Obama marks groundbreaking for Smithsonian African-American museum
02/23/2012 12:25 PM
02/23/2012 12:25 PM
WASHINGTON — A small Bible that once belonged to Nat Turner, the leader of an 1831 slave insurrection in Virginia, will be there. So, too, will be the coffin that held the body of Emmett Till, the 14-year-old whose 1955 murder helped mobilize the civil rights movement.
And there will be art, music, fashion and posters from the 2008 presidential campaign of Barack Obama, the first African-American president, who helped break ground Wednesday for the nation’s first national museum dedicated exclusively to African-American life, art, history and culture.
“This day has been a long time coming,” Obama said, speaking under a white tent erected on the National Mall at the future site of the National Museum of African American History and Culture, the 19th museum in the Smithsonian collection.
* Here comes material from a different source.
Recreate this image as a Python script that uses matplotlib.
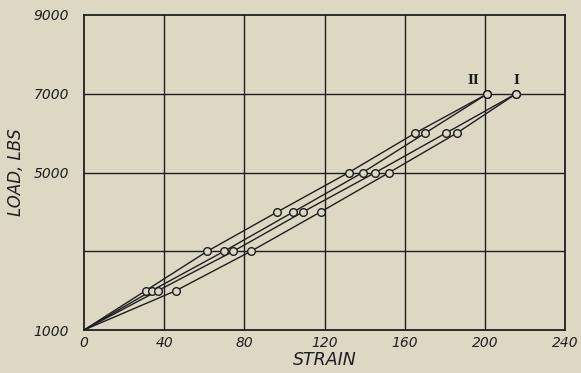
import matplotlib
matplotlib.use("Agg")
import matplotlib.pyplot as plt

# Data (strain vs load, lbs)
loads = [1000, 2000, 3000, 4000, 5000, 6000, 7000]
strain_a = [0, 30.8, 61.5, 96.5, 132.1, 165.2, 201.3]   # curve II branch
strain_b = [0, 33.8, 69.9, 104.5, 139.1, 170.2, 201.3]  # curve II branch
strain_c = [0, 36.9, 74.5, 109.3, 145.4, 180.5, 215.6]  # curve I branch
strain_d = [0, 45.9, 83.3, 118.1, 152.3, 186.0, 215.6]  # curve I branch
x_ticks = [0, 40, 80, 120, 160, 200, 240]
y_ticks = [1000, 5000, 7000, 9000]
y_tick_labels = ["1000", "5000", "7000", "9000"]
y_grid = [3000, 5000, 7000]
curve_labels = ["II", "I"]

bg = "#dcd8c4"
ink = "#1e1e1e"

fig = plt.figure(figsize=(5.81, 3.73), dpi=100, facecolor=bg)
ax = fig.add_axes([84/581, 1-330/373, (565-84)/581, (330-15)/373], facecolor=bg)

ax.set_xlim(0, 240)
ax.set_ylim(1000, 9000)

for gx in x_ticks[1:-1]:
    ax.axvline(gx, color=ink, lw=1.0, zorder=1)
for gy in y_grid:
    ax.axhline(gy, color=ink, lw=1.0, zorder=1)

for s in (strain_a, strain_b, strain_c, strain_d):
    ax.plot(s, loads, color=ink, lw=1.0, zorder=2)
    ax.plot(s[1:], loads[1:], ls="none", marker="o", ms=5.5, mfc=bg, mec=ink, mew=1.0, zorder=3)

ax.text(strain_a[-1] - 4, loads[-1] + 180, curve_labels[0], family="DejaVu Serif",
        fontsize=9, ha="right", va="bottom", color=ink, fontweight="bold")
ax.text(strain_c[-1], loads[-1] + 180, curve_labels[1], family="DejaVu Serif",
        fontsize=9, ha="center", va="bottom", color=ink, fontweight="bold")

for sp in ax.spines.values():
    sp.set_color(ink)
    sp.set_linewidth(1.3)

ax.set_xticks(x_ticks)
ax.set_xticklabels([str(t) for t in x_ticks], fontstyle="italic", fontsize=10, color=ink)
ax.set_yticks(y_ticks)
ax.set_yticklabels(y_tick_labels, fontstyle="italic", fontsize=10, color=ink)
ax.tick_params(axis="both", length=0)
ax.tick_params(axis="x", pad=4)
ax.tick_params(axis="y", pad=11)

ax.set_xlabel("STRAIN", fontstyle="italic", fontsize=12.5, color=ink, labelpad=1)
ax.set_ylabel("LOAD, LBS", fontstyle="italic", fontsize=12, color=ink, labelpad=6)

fig.savefig("out.png", dpi=100, facecolor=bg)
The president called the museum, which is to open in 2015, “not just an achievement for our time, but a monument for all time.” He said he hoped that it not only would preserve history, but also inspire future generations, including his daughters, Sasha and Malia.
“When our children look at Harriet Tubman’s shawl or Nat Turner’s Bible I don’t want them to be seen as figures somehow larger than life. I want them to see how ordinary Americans could do extraordinary things,” Obama said. “I want my daughters to see the shackles that bound slaves on their voyage across the ocean and understand that injustice and evil exist in the world. But I also want them to hear Louis Armstrong’s horn. ... “I want them to appreciate this museum not just as a record of tragedy, but as a celebration of life.”
Years in the making — the president noted that it was African-American veterans of the Civil War who first called for the recognition — the museum gained steam only in this century, and former President George W. Bush signed legislation creating it in 2003. Former first lady Laura Bush attended the groundbreaking, saying the museum would “pay tribute to the many lives known and unknown that have so immeasurably enriched our nation."
The federal government will cover half the estimated $500 million cost of the museum; the rest is to be raised privately.
Some critics have questioned the wisdom of separate ethnic and racial museums — a Latino-American museum is in the planning stage and the Smithsonian also has a National Museum of the American Indian — but creators of the African-American museum said they were hoping it would be seen as part of the American experience.
“This will be a museum that will have moments to make one cry, to ponder the pain of slavery and segregation but also will be a museum that soars on the resiliency of people,” said its director, Lonnie Bunch.
Though preservationists have decried adding more buildings to the National Mall, the spot is the last available there, and Obama called the location fitting. It’s near the corner of 14th Street N.W. and Constitution Avenue N.W. The president and other speakers noted that slaves once were traded on the mall and helped build nearby “pillars of democracy,” including the Capitol and the White House.
The museum is also near the site of the Lincoln Memorial, where Dr. Martin Luther King Jr. gave his 1963 “I have a dream’’ speech, and in the shadow of the Washington Monument, honoring the first president, who freed his slaves in his will.
“It is on this spot that generations will remember the sometimes difficult, often inspirational, but always central role that African-Americans have played in the life of our country,” Obama said.
Though the president and the bill’s sponsors, Rep. John Lewis, D-Ga., and Republican Kansas Gov. Sam Brownback, a former senator, spoke at the groundbreaking ceremony, they didn’t wield shovels.
The museum’s collections are still a work in progress, but Wayne Clough, the secretary of the Smithsonian Institution, said they’d collected about 20,000 artifacts and were on the hunt for more.
Acquisitions include shackles worn by slaves brought from Africa, one of the few framed portraits of abolitionist Tubman known to exist, her personal hymnbook and a lace shawl that England's Queen Victoria gave her.
There are also shards of glass from the 1963 church bombing that killed four girls in Birmingham, Ala., a Jim Crow-era railroad car, Chuck Berry’s red Cadillac convertible, an airplane flown by the Tuskegee airmen and a powder horn carried into battle by Prince Simbo, an African-American from Connecticut who fought in the Revolutionary War.
There’s also art by Charles Alston, John Biggers, Elizabeth Catlett, Jacob Lawrence and Lorna Simpson and works from the Black Fashion Museum, including a dress that Rosa Parks sewed shortly before her 1955 arrest in Montgomery, Ala., for refusing to sit in the back of a bus.
“Everyone who visits will realize we are all touched, shaped and enriched by African-American history and culture, all day, every day,” Bunch said.